Persekutuan orang kudus (communio sanctorum) menjadi landasan teologis dari hari arwah. Dogma ini mengajarkan bahwa seluruh umat, baik yang masih hidup maupun yang telah meninggal, berada dalam satu kesatuan tubuh mistik Kristus. Oleh karena itu, orang yang masih hidup memiliki kewajiban untuk berdoa bagi jiwa-jiwa di api penyucian, membantu mereka memperoleh penyucian hingga dipersatukan dengan dengan Kristus yang telah menderita, wafat dan bangkit kembali.

Pengajaran Gereja tentang api penyucian dan doa untuk arwah didasarkan pada keyakinan bahwa sebagian besar umat membutuhkan proses penyucian sebelum memasuki kemuliaan surgawi. Doa, misa, dan karya amal yang dipersembahkan atas nama mereka diyakini dapat meringankan penderitaan mereka dan mempercepat penyatuan dengan Tuhan. Dasar ini tercermin dalam ajaran Konsili Trente yang menegaskan pentingnya berdoa bagi jiwa-jiwa di api penyucian dan peran Gereja sebagai pengantara bagi mereka.

Secara teologis, hari arwah adalah wujud nyata dari kasih dan belas kasih Gereja terhadap para arwah yang telah mendahului kita. Gereja percaya pada proses penyucian yang dialami jiwa-jiwa dalam api penyucian dan bahwa doa orang hidup dapat menolong mereka. Dalam Kitab Suci, terutama dalam 2 Makabe 12:46, disebutkan bahwa doa bagi orang mati adalah suatu tindakan yang baik dan saleh.

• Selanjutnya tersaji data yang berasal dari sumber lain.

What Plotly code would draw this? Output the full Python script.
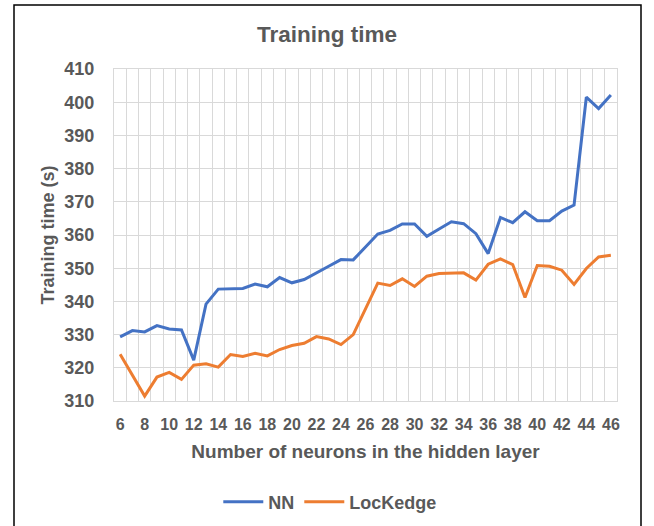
import plotly.graph_objects as go

# neurons in the hidden layer
neurons = list(range(6, 47))

nn_time = [329.3, 331.2, 330.8, 332.7, 331.7, 331.4, 322.3, 339.2, 343.7, 343.9,
           343.9, 345.2, 344.4, 347.2, 345.6, 346.6, 348.7, 350.6, 352.6, 352.5,
           356.4, 360.3, 361.4, 363.3, 363.3, 359.6, 361.8, 364.0, 363.4, 360.4,
           354.4, 365.3, 363.7, 367.0, 364.3, 364.3, 367.2, 369.0, 401.5, 398.1,
           402.2]

lockedge_time = [324.1, 317.7, 311.5, 317.2, 318.6, 316.5, 320.8, 321.2, 320.2, 324.0,
                 323.4, 324.4, 323.6, 325.5, 326.7, 327.4, 329.4, 328.7, 327.0, 330.0,
                 337.7, 345.5, 344.8, 346.8, 344.5, 347.6, 348.4, 348.6, 348.6, 346.4,
                 351.2, 352.8, 351.1, 341.2, 350.8, 350.6, 349.4, 345.1, 349.9, 353.4,
                 353.9]

series = [("NN", nn_time, "#4472C4"), ("LocKedge", lockedge_time, "#ED7D31")]

txt = "#595959"
grid = "#d9d9d9"
font = "Liberation Sans, Arial, sans-serif"

fig = go.Figure()
for name, vals, col in series:
    fig.add_trace(go.Scatter(x=neurons, y=vals, mode="lines", name="<b>%s</b>" % name,
                             line=dict(color=col, width=3)))

fig.update_layout(
    width=654, height=526,
    margin=dict(l=114, r=37, t=69, b=125, autoexpand=False),
    paper_bgcolor="white", plot_bgcolor="white",
    font=dict(family=font, color=txt, size=16),
    title=dict(text="<b>Training time</b>", x=0.5, xref="container", xanchor="center",
               y=1 - 34 / 526, yanchor="middle", font=dict(size=22.5, color=txt)),
    legend=dict(orientation="h", x=0.43, xanchor="center", y=-0.304, yanchor="middle",
                font=dict(size=18, color=txt), itemwidth=40, tracegroupgap=0),
    showlegend=True,
)

fig.update_xaxes(
    range=[5.5, 46.5],
    tickvals=list(range(6, 47, 2)),
    ticktext=["<b>%d</b>" % v for v in range(6, 47, 2)],
    tickfont=dict(size=16),
    showgrid=False,
    minor=dict(tick0=5.5, dtick=1, showgrid=True, gridcolor=grid, gridwidth=1),
    showline=True, mirror=True, linecolor=grid, linewidth=1,
    ticks="outside", ticklen=9, tickcolor="rgba(0,0,0,0)",
    zeroline=False, automargin=False,
    title=dict(text="<b>Number of neurons in the hidden layer</b>", standoff=12,
               font=dict(size=19, color=txt)),
)
fig.update_yaxes(
    range=[310, 410],
    tickvals=list(range(310, 411, 10)),
    ticktext=["<b>%d</b>" % v for v in range(310, 411, 10)],
    tickfont=dict(size=18),
    showgrid=True, gridcolor=grid, gridwidth=1,
    showline=True, mirror=True, linecolor=grid, linewidth=1,
    ticks="outside", ticklen=15, tickcolor="rgba(0,0,0,0)",
    zeroline=False, automargin=False,
    title=dict(text="<b>Training time (s)</b>", standoff=5,
               font=dict(size=18, color=txt)),
)

# outer chart border
fig.add_shape(type="rect", xref="paper", yref="paper",
              x0=(14 - 114) / 503, x1=(641 - 114) / 503,
              y0=-0.45, y1=(401 - 5) / 332,
              line=dict(color="black", width=1.5), fillcolor="rgba(0,0,0,0)", layer="below")

# drop the default body margin so the figure fills the window exactly
fig.write_html("out.html", config={"displayModeBar": False},
               post_script="document.body.style.margin='0';")
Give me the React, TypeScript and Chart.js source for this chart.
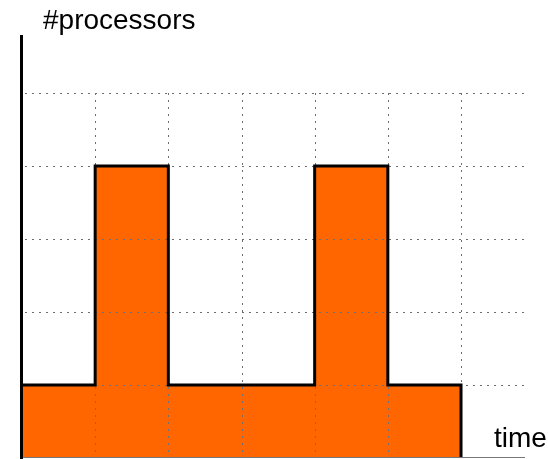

Peringatan arwah juga mencerminkan keyakinan teologis Gereja akan adanya akhirat dan kehidupan kekal. Konsep ini mengarahkan umat untuk hidup suci, memperhatikan keselamatan jiwa, dan berfokus pada hidup kekal. Gereja menekankan bahwa, meskipun jiwa telah meninggal, mereka tetap merupakan bagian dari Gereja, yaitu Gereja yang masih berziarah di dunia, yang menderita di api penyucian, dan yang berbahagia di surga. Oleh karena itu, hari arwah merperkuat keyakinan akan persekutuan seluruh Gereja, yang bersatu dalam Kristus.